Avec le recul, j’avais surtout besoin de me ressourcer avant d’attaquer la dernière ligne droite de ma carrière. J’ai renoué avec le plaisir de skier au mont Sainte-Anne, dans mes pistes, mon terrain de jeu. Ça faisait des années que je n’avais pas eu cette chance en plein hiver.

Trois semaines plus tard, j’ai rejoint l’équipe pour une Coupe du monde en Suède. J’ai ensuite participé à mes sixièmes et derniers Championnats du monde à Seefeld, dans les Alpes autrichiennes. Avant leur entame, ma retraite à venir a été ébruitée dans un article du Journal de Québec. J’aurais préféré l’annoncer à la fin de la compétition à Québec.

Cette nouvelle a gonflé les attentes. Celles du public et les miennes. Et accentué la pression. En dépit de ma saison difficile, j’ai bien skié en Autriche, où j’ai fini sixième au skiathlon de 30 km, mon épreuve favorite. Il reste que je n’ai pas gagné de médaille à ces Mondiaux pour la première fois depuis mon baptême en 2009. Il me manquait ce surplus d’énergie, cette touche magique qui m’avait conduit à mes plus beaux succès. Je m’inquiétais de ne jamais pouvoir la retrouver.

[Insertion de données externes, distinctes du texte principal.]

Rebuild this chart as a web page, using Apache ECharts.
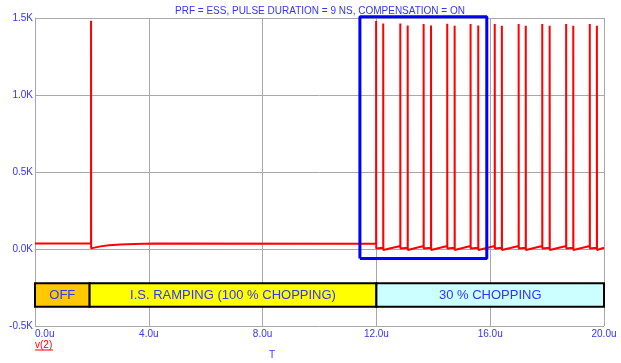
<!DOCTYPE html>
<html>
<head>
<meta charset="utf-8">
<script src="https://cdn.jsdelivr.net/npm/echarts@6/dist/echarts.min.js"></script>
<style>
html,body{margin:0;padding:0;background:#fff;}
#chart{width:621px;height:363px;}
</style>
</head>
<body>
<div id="chart"></div>
<script>
// ---- data ----
const titleText = 'PRF = ESS, PULSE DURATION = 9 NS, COMPENSATION = ON';
const traceName = 'v(2)';
const xAxisName = 'T';
const xTickStep = 4;       // us
const yTickStep = 500;     // V
const xRange = [0, 20];
const yRange = [-500, 1500];

// pulse instants (us) and peak values (V)
const pulseTimes  = [1.97, 11.99, 12.24, 12.84, 13.10, 13.66, 13.92, 14.49, 14.75, 15.31, 15.58, 16.16, 16.41, 17.00, 17.25, 17.83, 18.09, 18.67, 18.92, 19.50, 19.75];
const pulsePeaks  = [1482, 1481, 1465, 1465, 1452, 1461, 1452, 1463, 1450, 1461, 1452, 1461, 1449, 1461, 1450, 1461, 1450, 1461, 1450, 1461, 1449];
// level just before and just after each pulse (V)
const levelBefore = [35, 34, 8, 20, 8, 20, 8, 20, 8, 20, 8, 20, 8, 20, 8, 20, 8, 20, 8, 20, 8];
const levelAfter  = [4, 3, -6, 3, -6, 3, -6, 3, -6, 3, -6, 3, -6, 3, -6, 3, -6, 3, -6, 3, -6];
// recovery after the first pulse
const recoveryTimes  = [2.3, 2.6, 3.0, 3.5, 4.2];
const recoveryValues = [17, 25, 30, 33, 35];
const startValue = 35;
const endValue = 8;

// operating-mode bands
const bandNames  = ['OFF', 'I.S. RAMPING (100 % CHOPPING)', '30 % CHOPPING'];
const bandStarts = [0, 1.92, 12];
const bandEnds   = [1.92, 12, 20];
const bandValueRange = [-375, -222];

// highlighted window
const highlightTimes  = [11.42, 15.88];
const highlightValues = [-61, 1508];

// ---- styles ----
const FONT = '"Liberation Sans", Arial, Helvetica, sans-serif';
const BLUE_TEXT = '#3434ff';
const GRID_GRAY = '#a8a8a8';
const bandColors = ['#ffc800', '#ffff00', '#ccffff'];

// ---- build trace ----
const trace = [[xRange[0], startValue]];
for (let i = 0; i < pulseTimes.length; i++) {
  const t = pulseTimes[i];
  trace.push([t, levelBefore[i]], [t, pulsePeaks[i]], [t + 0.004, levelAfter[i]]);
  if (i === 0) {
    for (let k = 0; k < recoveryTimes.length; k++) trace.push([recoveryTimes[k], recoveryValues[k]]);
  }
}
trace.push([xRange[1], endValue]);

const bandAreas = bandNames.map((n, i) => [
  { name: n, xAxis: bandStarts[i], yAxis: bandValueRange[1], itemStyle: { color: bandColors[i] } },
  { xAxis: bandEnds[i], yAxis: bandValueRange[0] }
]);

const rect = [
  [highlightTimes[0], highlightValues[0]],
  [highlightTimes[1], highlightValues[0]],
  [highlightTimes[1], highlightValues[1]],
  [highlightTimes[0], highlightValues[1]],
  [highlightTimes[0], highlightValues[0]]
];

const chart = echarts.init(document.getElementById('chart'), null, { renderer: 'canvas' });
chart.setOption({
  animation: false,
  backgroundColor: '#ffffff',
  grid: { left: 35, right: 17, top: 18, bottom: 37, containLabel: false, outerBoundsMode: 'none' },
  xAxis: {
    type: 'value', min: xRange[0], max: xRange[1], interval: xTickStep,
    axisLine: { show: true, lineStyle: { color: GRID_GRAY, width: 1 } },
    axisTick: { show: false },
    splitLine: { show: true, lineStyle: { color: GRID_GRAY, width: 1 } },
    axisLabel: {
      color: BLUE_TEXT, fontSize: 10, fontFamily: FONT, margin: 3,
      alignMinLabel: 'left',
      formatter: v => v.toFixed(1) + 'u'
    }
  },
  yAxis: {
    type: 'value', min: yRange[0], max: yRange[1], interval: yTickStep,
    axisLine: { show: true, lineStyle: { color: GRID_GRAY, width: 1 } },
    axisTick: { show: false },
    splitLine: { show: true, lineStyle: { color: GRID_GRAY, width: 1 } },
    axisLabel: {
      color: BLUE_TEXT, fontSize: 10, fontFamily: FONT, margin: 2,
      formatter: v => (v / 1000).toFixed(1) + 'K'
    }
  },
  series: [
    {
      type: 'line', data: [], silent: true, z: 1,
      markArea: {
        silent: true,
        itemStyle: { borderColor: '#000000', borderWidth: 2 },
        label: { show: true, position: 'inside', color: BLUE_TEXT, fontSize: 13, fontFamily: FONT, formatter: '{b}' },
        data: bandAreas
      }
    },
    {
      name: traceName, type: 'line', data: trace, showSymbol: false, symbol: 'none',
      lineStyle: { color: '#ff0000', width: 2, join: 'bevel' }, z: 3, clip: true
    },
    {
      type: 'line', data: rect, showSymbol: false, symbol: 'none', clip: false,
      lineStyle: { color: '#0000ff', width: 3 }, z: 4
    }
  ],
  graphic: [
    { type: 'text', x: 320, y: 11, z: 10,
      style: { text: titleText, fill: BLUE_TEXT, font: '10px ' + FONT, textAlign: 'center', textVerticalAlign: 'middle' } },
    { type: 'text', x: 35, y: 345, z: 10,
      style: { text: traceName, fill: '#ff0000', font: '10px ' + FONT, textAlign: 'left', textVerticalAlign: 'middle' } },
    { type: 'line', z: 10, shape: { x1: 35, y1: 350, x2: 53, y2: 350 }, style: { stroke: '#ff0000', lineWidth: 1 } },
    { type: 'text', x: 272, y: 355, z: 10,
      style: { text: xAxisName, fill: BLUE_TEXT, font: '10px ' + FONT, textAlign: 'center', textVerticalAlign: 'middle' } }
  ]
});
</script>
</body>
</html>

Pendant ce temps, à Québec, les préparatifs des finales de la Coupe du monde allaient bon train sur les plaines d’Abraham. Aidé d’une armée de bénévoles, le producteur délégué Gestev, propriété de Québecor, mon commanditaire principal depuis huit ans, s’affairait à enneiger le site des compétitions. Je savais que les dirigeants de Gestev, mon concitoyen de Saint-Ferréol, Patrice Drouin, et sa collègue, Chantal Lachance, faisaient des pieds et des mains pour réussir un autre miracle et offrir un évènement spectaculaire au public. J’avais vraiment l’impression que tout le monde faisait ça pour moi. Que ce grand cirque était pratiquement érigé pour Alex Harvey.

PHOTO BERNARD BRAULT, ARCHIVES LA PRESSE

Alex Harvey devant ses partisans au printemps 2019, sur les plaines d’Abraham, pour son dernier tour de piste.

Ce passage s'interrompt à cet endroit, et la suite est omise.